スタジオジブリ最新作「思い出のマーニー」(米林宏昌監督、7月19日公開)の杏奈役に高月彩良(さら=16)、マーニー役に有村架純(21)が選ばれたことが15日分かった。ダブルヒロインはジブリ史上初でともに声優初挑戦。米歌手プリシラ・アーンの「Fine

 On

 The

 Outside」も初めて、全編英歌詞の主題歌となる。

 西村義明プロデューサーは、昨年9月に長編アニメから引退した宮崎駿監督と「かぐや姫の物語」の高畑勲監督が絡まない初の長編映画となる今作に向け、米林監督が「高畑、宮崎監督がいなかったら、こういう作品しか作れないのか、とは絶対言わせない」と宣言した、と明かした。
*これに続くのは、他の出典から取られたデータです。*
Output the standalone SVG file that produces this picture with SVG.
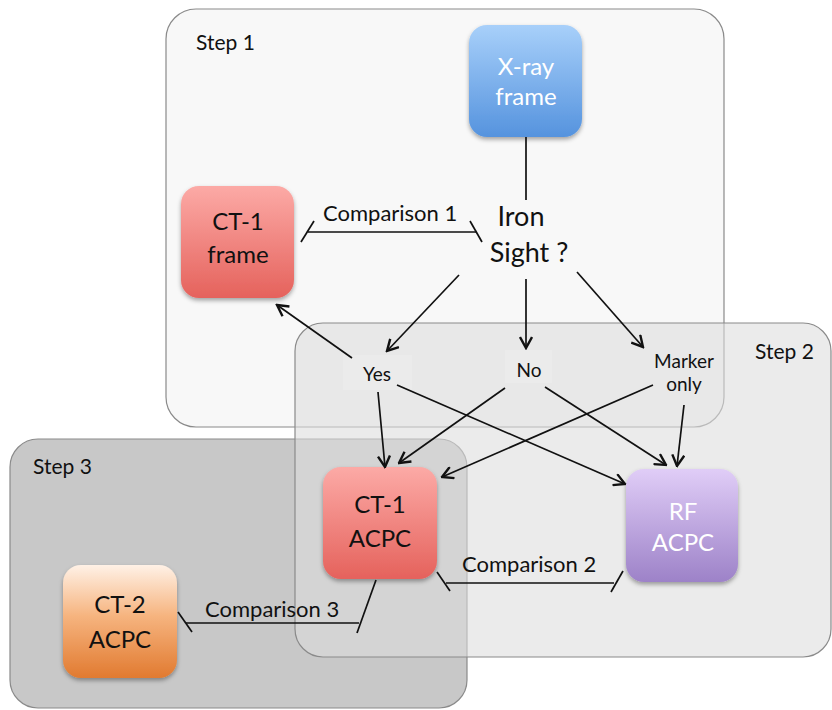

 原作の英国児童文学を愛する宮崎監督も「自分には生涯、映画にできない。難しい」と語っており、それが企画の決め手だったという。その上で、西村氏は「2人の少女の繊細なやりとりは挑戦。宮崎、高畑両監督は、この原作で子どもが見る映画は作れない」と説明した。

 米林監督は10年「借り暮らしのアリエッティ」を監督したが、宮崎監督の企画、脚本を受け絵コンテを描いた。今回は自ら脚本を担当し、自身にはない外部の血を入れようと「もののけ姫」「千と千尋の神隠し」で作画監督を担当後、宮崎監督の元を離れた安藤雅司氏を作画監督と共同脚本に招いた。さらに美術設定まで行った宮崎監督の代わりに、美術監督に種田陽平氏を招き同氏の設定も参考に脚本、絵コンテ作りを進めた。

 舞台も英国から、近い環境の北海道に変えた。自分を見失う杏奈を、湿地帯にある屋敷に住む謎の少女マーニーが受け止める物語について、米林監督は「マーニーは杏奈にとって、トトロ…子どもの時の不思議な出会いを描きたい」と語ったという。

 それに見合うヒロインを選ぶオーディションの開催も自ら提案し、有村は即決。高月も熟慮の末、スタジオジブリで最終審査まで行い、自ら決めた。西村プロデューサーは「(過去を)しのぎうる作品が出来てきていると思う」と自信を見せた。【村上幸将】

 ◆有村架純(ありむら・かすみ)1993年(平5)2月13日、兵庫県生まれ。昨年のNHK連続テレビ小説「あまちゃん」で、小泉今日子が演じた春子の若き日を演じてブレーク。160センチ、血液型B。

 ◆高月彩良(たかつき・さら)1997年(平9)8月10日、神奈川県生まれ。5人組ユニットbump.yのメンバー。2月公開の映画「僕は友達が少ない」など出演。168センチ、血液型A。